* Directions: Nothing outside the lines from the one containing "Write a web" through the one containing "function pts(xs, ys)" should be copied, and no pictures either. Copy those lines exactly.

Stored entries
──────
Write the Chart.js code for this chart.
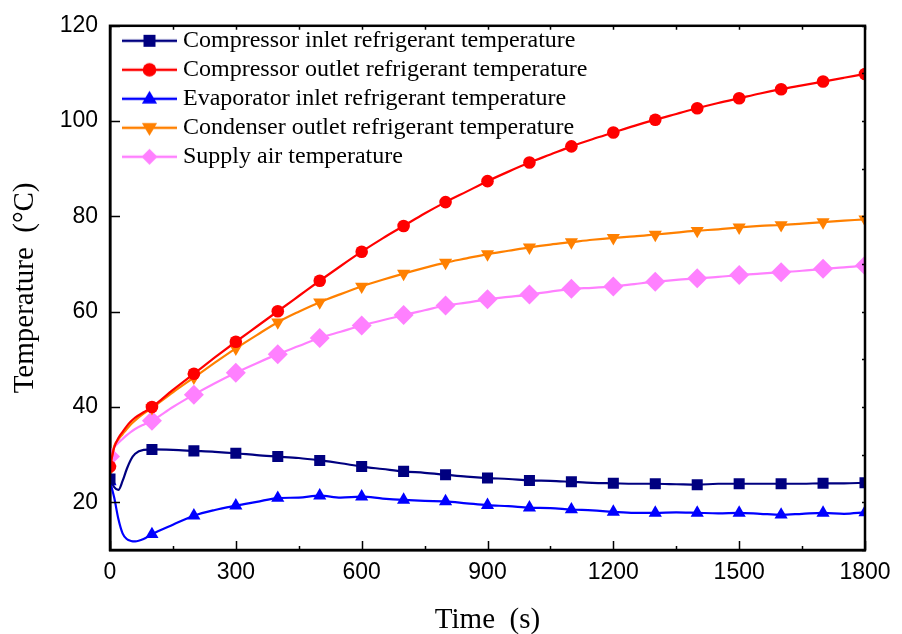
<!DOCTYPE html>
<html>
<head>
<meta charset="utf-8">
<script src="https://cdn.jsdelivr.net/npm/chart.js@4"></script>
<style>
html,body{margin:0;padding:0;background:#fff;}
#wrap{width:902px;height:634px;}
</style>
</head>
<body>
<div id="wrap"><canvas id="c" width="902" height="634"></canvas></div>
<script>
// ---- data (time in s, temperatures in °C) ----
const timeS = [0,10,20,30,40,50,60,80,100,
  150,200,250,300,350,400,450,500,550,600,650,700,750,800,850,900,950,1000,
  1050,1100,1150,1200,1250,1300,1350,1400,1450,1500,1550,1600,1650,1700,1750,1800];

const compInlet = [24.9,23.2,22.6,24.5,27.0,29.0,30.2,31.0,31.1,
  31.0,30.8,30.6,30.3,29.9,29.6,29.3,28.8,28.2,27.5,27.0,26.5,26.2,25.8,25.4,25.1,24.9,24.6,
  24.5,24.3,24.1,24.0,23.9,23.9,23.8,23.7,23.9,23.9,23.9,23.9,23.9,24.0,24.0,24.1];

const compOutlet = [27.5,31.5,33.5,34.8,36.0,37.0,37.8,38.9,40.0,
  43.6,47.0,50.4,53.7,56.9,60.1,63.3,66.5,69.6,72.6,75.4,78.0,80.6,83.0,85.2,87.4,89.4,91.3,
  93.0,94.7,96.2,97.6,99.0,100.3,101.5,102.7,103.8,104.8,105.8,106.7,107.5,108.3,109.1,109.9];

const evapInlet = [24.4,21.0,16.5,13.5,12.3,11.9,11.8,12.3,13.3,
  15.3,17.2,18.4,19.3,20.1,20.9,21.0,21.4,21.0,21.2,20.8,20.5,20.3,20.2,19.8,19.4,19.2,18.9,
  18.8,18.5,18.3,18.0,17.8,17.8,17.9,17.8,17.7,17.8,17.6,17.4,17.6,17.8,17.6,17.9];

const condOutlet = [27.0,31.8,33.2,34.3,35.4,36.4,37.2,38.6,39.8,
  43.1,46.2,49.3,52.3,55.1,57.8,60.0,62.0,63.7,65.3,66.7,68.0,69.2,70.3,71.2,72.1,72.8,73.5,
  74.1,74.6,75.1,75.5,75.8,76.2,76.6,77.0,77.3,77.7,78.0,78.2,78.5,78.8,79.1,79.4];

const supplyAir = [29.6,31.5,32.5,33.3,34.1,34.8,35.4,36.3,37.1,
  40.0,42.6,45.0,47.2,49.2,51.1,52.8,54.5,55.8,57.1,58.2,59.3,60.3,61.3,61.9,62.6,63.1,63.6,
  64.2,64.8,65.0,65.3,65.8,66.3,66.7,67.0,67.3,67.7,68.0,68.3,68.6,69.0,69.3,69.7];

const seriesNames = [
  'Compressor inlet refrigerant temperature',
  'Compressor outlet refrigerant temperature',
  'Evaporator inlet refrigerant temperature',
  'Condenser outlet refrigerant temperature',
  'Supply air temperature'
];
const seriesValues = [compInlet, compOutlet, evapInlet, condOutlet, supplyAir];
const seriesColors = ['#000080', '#FF0000', '#0000FF', '#FF8000', '#FF80FF'];
const seriesMarkers = ['rect', 'circle', 'triangle', 'triangleDown', 'rectRot'];

const xTickLabels = [0, 300, 600, 900, 1200, 1500, 1800];
const yTickLabels = [20, 40, 60, 80, 100, 120];

// ---- styling ----
const serif = "'Times New Roman', 'Liberation Serif', serif";
const sans = "Arial, 'Liberation Sans', sans-serif";

function markerStyle(m){ return m === 'triangleDown' ? 'triangle' : m; }
function markerRot(m){ return m === 'triangleDown' ? 180 : 0; }
function markerRadius(m){
  if (m === 'rect') return 7.8;
  if (m === 'circle') return 6.3;
  if (m === 'rectRot') return 10;
  return 7.6;
}

function drawMarker(ctx, m, x, y, r){
  ctx.beginPath();
  if (m === 'rect') { ctx.rect(x - r*0.75, y - r*0.75, r*1.5, r*1.5); }
  else if (m === 'circle') { ctx.arc(x, y, r*0.85, 0, Math.PI*2); }
  else if (m === 'triangle') { ctx.moveTo(x, y - r); ctx.lineTo(x + r*0.95, y + r*0.6); ctx.lineTo(x - r*0.95, y + r*0.6); ctx.closePath(); }
  else if (m === 'triangleDown') { ctx.moveTo(x, y + r); ctx.lineTo(x + r*0.95, y - r*0.6); ctx.lineTo(x - r*0.95, y - r*0.6); ctx.closePath(); }
  else if (m === 'rectRot') { ctx.moveTo(x, y - r); ctx.lineTo(x + r, y); ctx.lineTo(x, y + r); ctx.lineTo(x - r, y); ctx.closePath(); }
  ctx.fill();
}

// legend glyph: line + marker, drawn into a small canvas used as the legend point style
function legendIcon(color, m){
  const cv = document.createElement('canvas');
  cv.width = 68; cv.height = 22;
  const g = cv.getContext('2d');
  g.strokeStyle = color; g.fillStyle = color; g.lineWidth = 2.4;
  g.beginPath(); g.moveTo(13, 11); g.lineTo(68, 11); g.stroke();
  drawMarker(g, m, 40.5, 11, 8);
  return cv;
}

const datasets = seriesNames.map((name, i) => ({
  label: name,
  data: timeS.map((t, k) => ({x: t, y: seriesValues[i][k]})),
  borderColor: seriesColors[i],
  backgroundColor: seriesColors[i],
  borderWidth: 2.2,
  cubicInterpolationMode: 'monotone',
  pointStyle: markerStyle(seriesMarkers[i]),
  rotation: markerRot(seriesMarkers[i]),
  pointRadius: ctx => (ctx.raw && ctx.raw.x % 100 === 0) ? markerRadius(seriesMarkers[i]) : 0,
  pointHoverRadius: 0,
  pointBorderWidth: 0,
  pointBackgroundColor: seriesColors[i],
  pointBorderColor: seriesColors[i],
  clip: 0
}));

// place the legend inside the plot area, at its top-left
const legendPlace = {
  id: 'legendPlace',
  afterLayout(chart){
    const lg = chart.legend, a = chart.chartArea;
    if (!lg) return;
    lg.left = a.left; lg.right = a.left + lg.width;
    lg.top = a.top - 2; lg.bottom = lg.top + lg.height;
  }
};

// Frame and inward tick marks
const framePlugin = {
  id: 'frame',
  afterDatasetsDraw(chart){
    const {ctx, chartArea: a, scales: {x, y}} = chart;
    ctx.save();
    ctx.strokeStyle = '#000';
    ctx.lineWidth = 1.5;
    ctx.beginPath();
    for (let t = 0; t <= 1800; t += 150) {
      const px = Math.round(x.getPixelForValue(t)) + 0.5;
      const major = xTickLabels.includes(t);
      ctx.moveTo(px, a.bottom); ctx.lineTo(px, a.bottom - (major ? 9 : 4));
      ctx.moveTo(px, a.top); ctx.lineTo(px, a.top + 4);
    }
    for (let v = 10; v <= 120; v += 10) {
      const py = Math.round(y.getPixelForValue(v)) + 0.5;
      if (yTickLabels.includes(v)) { ctx.moveTo(a.left, py); ctx.lineTo(a.left + 10, py); }
      ctx.moveTo(a.right, py); ctx.lineTo(a.right - 3, py);
    }
    ctx.stroke();
    ctx.lineWidth = 2.5;
    ctx.strokeRect(a.left, a.top, a.right - a.left, a.bottom - a.top);
    ctx.restore();
  }
};

new Chart(document.getElementById('c'), {
  type: 'line',
  data: { datasets },
  plugins: [legendPlace, framePlugin],
  options: {
    responsive: false,
    animation: false,
    events: [],
    layout: { padding: { left: 0, top: 18, right: 37, bottom: 0 } },
    plugins: {
      tooltip: { enabled: false },
      legend: {
        position: 'chartArea',
        align: 'start',
        labels: {
          usePointStyle: true,
          pointStyleWidth: 56,
          padding: 5,
          color: '#000',
          font: { family: serif, size: 24 },
          generateLabels: chart => chart.data.datasets.map((ds, i) => ({
            text: ds.label,
            pointStyle: legendIcon(seriesColors[i], seriesMarkers[i]),
            datasetIndex: i,
            fontColor: '#000',
            hidden: false,
            lineWidth: 0,
            strokeStyle: 'rgba(0,0,0,0)',
            fillStyle: 'rgba(0,0,0,0)'
          }))
        }
      }
    },
    scales: {
      x: {
        type: 'linear',
        min: 0, max: 1800,
        afterBuildTicks: s => { s.ticks = xTickLabels.map(v => ({value: v})); },
        afterFit: s => { s.height = 84; },
        grid: { display: false, drawTicks: false },
        border: { display: true, color: '#000', width: 2.5 },
        ticks: { color: '#000', font: { family: sans, size: 23 }, padding: 9, maxRotation: 0, callback: v => String(v) },
        title: { display: true, text: 'Time  (s)', color: '#000', font: { family: serif, size: 29 }, padding: { top: 0, bottom: -4 } }
      },
      y: {
        type: 'linear',
        min: 10, max: 120,
        afterBuildTicks: s => { s.ticks = yTickLabels.map(v => ({value: v})); },
        afterFit: s => { s.width = 110; },
        grid: { display: false, drawTicks: false },
        border: { display: true, color: '#000', width: 2.5 },
        ticks: { color: '#000', font: { family: sans, size: 23 }, padding: 12, callback: v => String(v) },
        title: { display: true, text: 'Temperature  (°C)', color: '#000', font: { family: serif, size: 29 }, padding: { top: 8, bottom: 0 } }
      }
    }
  }
});
</script>
</body>
</html>
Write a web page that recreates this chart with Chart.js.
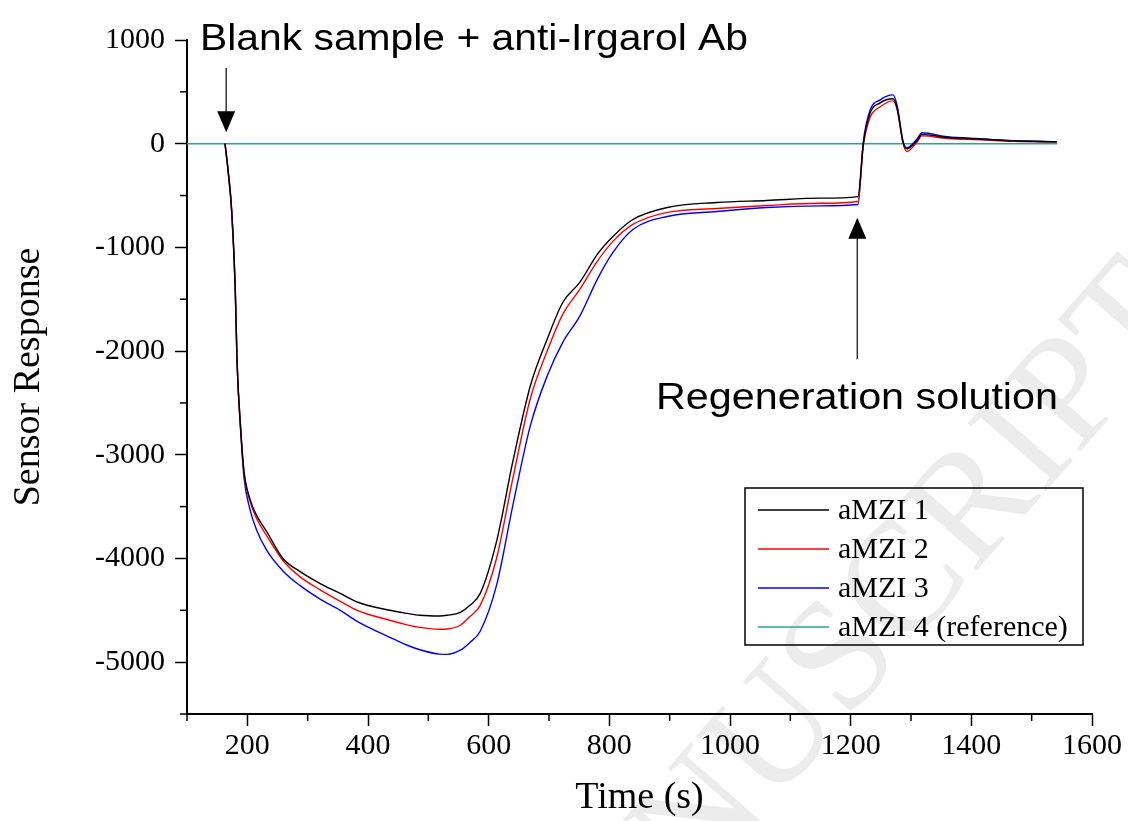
<!DOCTYPE html>
<html>
<head>
<meta charset="utf-8">
<script src="https://cdn.jsdelivr.net/npm/chart.js@4.4.1/dist/chart.umd.min.js"></script>
<style>
  html, body { margin: 0; padding: 0; background: #fff; }
  #wrap { width: 1128px; height: 821px; }
</style>
</head>
<body>
<div id="wrap"><canvas id="chart" width="1128" height="821"></canvas></div>
<script>
// time points (s) shared by the three sensing channels
const times = [163, 168, 174, 180, 183, 189, 194.5, 204, 215, 232, 259, 287, 320, 354, 382, 436, 465, 486, 519, 531, 553, 569, 586, 613, 640, 669, 697, 723, 751, 780, 806, 839, 896, 978, 1061, 1150, 1212, 1221, 1232, 1249, 1270, 1277, 1287, 1293, 1310, 1318, 1360, 1414, 1469, 1542];

const amzi1 = [0, -250, -635, -1404, -2106, -2750, -3163, -3420, -3580, -3740, -4000, -4125, -4240, -4337, -4420, -4500, -4530, -4548, -4555, -4548, -4520, -4452, -4337, -3837, -3067, -2337, -1885, -1529, -1337, -1067, -894, -731, -615, -567, -548, -525, -510, 0, 290, 394, 433, 340, 10, -50, 30, 90, 60, 45, 28, 18];
const amzi2 = [0, -250, -635, -1404, -2106, -2750, -3170, -3440, -3610, -3780, -4020, -4175, -4300, -4413, -4500, -4596, -4640, -4665, -4683, -4680, -4644, -4560, -4452, -4000, -3230, -2460, -2000, -1644, -1404, -1135, -942, -779, -663, -625, -596, -575, -558, -20, 250, 356, 413, 330, 0, -75, 15, 75, 50, 38, 22, 15];
const amzi3 = [0, -260, -660, -1420, -2120, -2780, -3220, -3520, -3720, -3920, -4120, -4260, -4390, -4500, -4606, -4760, -4837, -4880, -4923, -4925, -4885, -4810, -4702, -4260, -3490, -2721, -2240, -1913, -1663, -1308, -1048, -827, -702, -654, -615, -600, -587, 20, 320, 423, 471, 370, 20, -40, 45, 106, 67, 48, 29, 20];

// reference channel stays flat
const refTimes = [100, 1542];
const amzi4 = [0, 0];

const seriesNames = ['aMZI 1', 'aMZI 2', 'aMZI 3', 'aMZI 4 (reference)'];
const seriesColors = ['#000000', '#ff0000', '#0000ff', '#26a69a'];

const xMajor = [200, 400, 600, 800, 1000, 1200, 1400, 1600];
const yMajor = [1000, 0, -1000, -2000, -3000, -4000, -5000];

function pts(xs, ys) { return xs.map((x, i) => ({ x: x, y: ys[i] })); }

const serif = '"Liberation Serif", "Times New Roman", serif';
const sans = '"Liberation Sans", Arial, sans-serif';

// stretch a sans label to the width it has in the figure
function fitText(c, txt, x, y, w) {
  const nat = c.measureText(txt).width;
  c.save();
  c.translate(x, y);
  c.scale(w / nat, 1);
  c.fillText(txt, 0, 0);
  c.restore();
}

// minor ticks, arrows, notes, legend box, watermark
const extras = {
  id: 'extras',
  beforeDraw(chart) {
    const c = chart.ctx;
    c.save();
    c.fillStyle = '#fff';
    c.fillRect(0, 0, chart.width, chart.height);
    // faint watermark
    c.translate(832, 674);
    c.rotate(-49 * Math.PI / 180);
    c.font = '158px ' + serif;
    c.fillStyle = '#ececec';
    c.textAlign = 'center';
    c.textBaseline = 'middle';
    c.fillText('MANUSCRIPT', 0, 0);
    c.restore();
  },
  afterDraw(chart) {
    const c = chart.ctx;
    const xs = chart.scales.x, ys = chart.scales.y;
    const a = chart.chartArea;
    c.save();
    c.strokeStyle = '#000';
    c.lineWidth = 1.5;
    // minor ticks
    for (let v = 100; v <= 1500; v += 200) {
      const px = xs.getPixelForValue(v);
      c.beginPath(); c.moveTo(px, a.bottom); c.lineTo(px, a.bottom + 7); c.stroke();
    }
    for (let v = 500; v >= -5500; v -= 1000) {
      const py = ys.getPixelForValue(v);
      c.beginPath(); c.moveTo(a.left, py); c.lineTo(a.left - 7, py); c.stroke();
    }

    // arrows
    function arrow(x, y0, y1) {
      const dir = y1 > y0 ? 1 : -1;
      c.strokeStyle = '#333';
      c.lineWidth = 1.5;
      c.beginPath(); c.moveTo(x, y0); c.lineTo(x, y1 - dir * 18); c.stroke();
      c.fillStyle = '#000';
      c.beginPath();
      c.moveTo(x, y1);
      c.lineTo(x - 9, y1 - dir * 21);
      c.lineTo(x + 9, y1 - dir * 21);
      c.closePath(); c.fill();
    }
    const ax1 = xs.getPixelForValue(165);
    arrow(ax1, ys.getPixelForValue(730), ys.getPixelForValue(110));
    const ax2 = xs.getPixelForValue(1211);
    arrow(ax2, ys.getPixelForValue(-2080), ys.getPixelForValue(-715));

    c.fillStyle = '#000';
    c.font = '36px ' + sans;
    c.textAlign = 'left';
    c.textBaseline = 'alphabetic';
    fitText(c, 'Blank sample + anti-Irgarol Ab', 200, 50, 548);
    fitText(c, 'Regeneration solution', 656, 409, 402);

    // legend box (transparent, watermark shows through)
    const lx = 745, ly = 488, lw = 338, lh = 157;
    c.strokeStyle = '#000';
    c.lineWidth = 1.5;
    c.strokeRect(lx, ly, lw, lh);
    c.font = '30px ' + serif;
    c.textBaseline = 'middle';
    chart.data.datasets.forEach((ds, i) => {
      const yy = ly + 22 + i * 39;
      c.strokeStyle = ds.borderColor;
      c.lineWidth = 1.5;
      c.beginPath(); c.moveTo(lx + 13, yy); c.lineTo(lx + 84, yy); c.stroke();
      c.fillStyle = '#000';
      c.fillText(ds.label, lx + 93, yy + 1);
    });
    c.restore();
  }
};

const datasets = [
  { label: seriesNames[0], data: pts(times, amzi1), borderColor: seriesColors[0] },
  { label: seriesNames[1], data: pts(times, amzi2), borderColor: seriesColors[1] },
  { label: seriesNames[2], data: pts(times, amzi3), borderColor: seriesColors[2] },
  { label: seriesNames[3], data: pts(refTimes, amzi4), borderColor: seriesColors[3] }
].map(d => Object.assign(d, {
  borderWidth: 1.4, pointRadius: 0, fill: false, cubicInterpolationMode: 'monotone'
}));

chart = new Chart(document.getElementById('chart').getContext('2d'), {
  type: 'line',
  data: { datasets: datasets },
  options: {
    responsive: false,
    animation: false,
    layout: { padding: { top: 40, right: 36, left: 0, bottom: 0 } },
    plugins: { legend: { display: false }, tooltip: { enabled: false } },
    scales: {
      x: {
        type: 'linear', min: 100, max: 1600,
        afterBuildTicks: s => { s.ticks = xMajor.map(v => ({ value: v })); },
        afterFit: s => { s.height = 107; },
        border: { display: true, color: '#000', width: 2 },
        grid: { drawOnChartArea: false, drawTicks: true, tickLength: 12, tickColor: '#000', tickWidth: 1.5 },
        ticks: { color: '#000', font: { family: serif, size: 30 }, padding: 2, maxRotation: 0, callback: v => String(v) },
        title: { display: true, text: 'Time (s)', color: '#000', font: { family: serif, size: 38 }, padding: { top: 4, bottom: 0 } }
      },
      y: {
        type: 'linear', min: -5500, max: 1000,
        afterBuildTicks: s => { s.ticks = yMajor.map(v => ({ value: v })); },
        afterFit: s => { s.width = 187; },
        border: { display: true, color: '#000', width: 2 },
        grid: { drawOnChartArea: false, drawTicks: true, tickLength: 12, tickColor: '#000', tickWidth: 1.5 },
        ticks: { color: '#000', font: { family: serif, size: 30 }, padding: 10, callback: v => String(v) },
        title: { display: true, text: 'Sensor Response', color: '#000', font: { family: serif, size: 38 }, padding: { top: 6, bottom: 4 } }
      }
    }
  },
  plugins: [extras]
});
</script>
</body>
</html>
──────
* Exercise result:
Write a web page that recreates this chart with Chart.js.
<!DOCTYPE html>
<html>
<head>
<meta charset="utf-8">
<script src="https://cdn.jsdelivr.net/npm/chart.js@4.4.1/dist/chart.umd.min.js"></script>
<style>
  html, body { margin: 0; padding: 0; background: #fff; }
  #wrap { width: 1128px; height: 821px; }
</style>
</head>
<body>
<div id="wrap"><canvas id="chart" width="1128" height="821"></canvas></div>
<script>
// time points (s) shared by the three sensing channels
const times = [163, 168, 174, 180, 183, 189, 194.5, 204, 215, 232, 259, 287, 320, 354, 382, 436, 465, 486, 519, 531, 553, 569, 586, 613, 640, 669, 697, 723, 751, 780, 806, 839, 896, 978, 1061, 1150, 1212, 1221, 1232, 1249, 1270, 1277, 1287, 1293, 1310, 1318, 1360, 1414, 1469, 1542];

const amzi1 = [0, -250, -635, -1404, -2106, -2750, -3163, -3420, -3580, -3740, -4000, -4125, -4240, -4337, -4420, -4500, -4530, -4548, -4555, -4548, -4520, -4452, -4337, -3837, -3067, -2337, -1885, -1529, -1337, -1067, -894, -731, -615, -567, -548, -525, -510, 0, 290, 394, 433, 340, 10, -50, 30, 90, 60, 45, 28, 18];
const amzi2 = [0, -250, -635, -1404, -2106, -2750, -3170, -3440, -3610, -3780, -4020, -4175, -4300, -4413, -4500, -4596, -4640, -4665, -4683, -4680, -4644, -4560, -4452, -4000, -3230, -2460, -2000, -1644, -1404, -1135, -942, -779, -663, -625, -596, -575, -558, -20, 250, 356, 413, 330, 0, -75, 15, 75, 50, 38, 22, 15];
const amzi3 = [0, -260, -660, -1420, -2120, -2780, -3220, -3520, -3720, -3920, -4120, -4260, -4390, -4500, -4606, -4760, -4837, -4880, -4923, -4925, -4885, -4810, -4702, -4260, -3490, -2721, -2240, -1913, -1663, -1308, -1048, -827, -702, -654, -615, -600, -587, 20, 320, 423, 471, 370, 20, -40, 45, 106, 67, 48, 29, 20];

// reference channel stays flat
const refTimes = [100, 1542];
const amzi4 = [0, 0];

const seriesNames = ['aMZI 1', 'aMZI 2', 'aMZI 3', 'aMZI 4 (reference)'];
const seriesColors = ['#000000', '#ff0000', '#0000ff', '#26a69a'];

const xMajor = [200, 400, 600, 800, 1000, 1200, 1400, 1600];
const yMajor = [1000, 0, -1000, -2000, -3000, -4000, -5000];

function pts(xs, ys) { return xs.map((x, i) => ({ x: x, y: ys[i] })); }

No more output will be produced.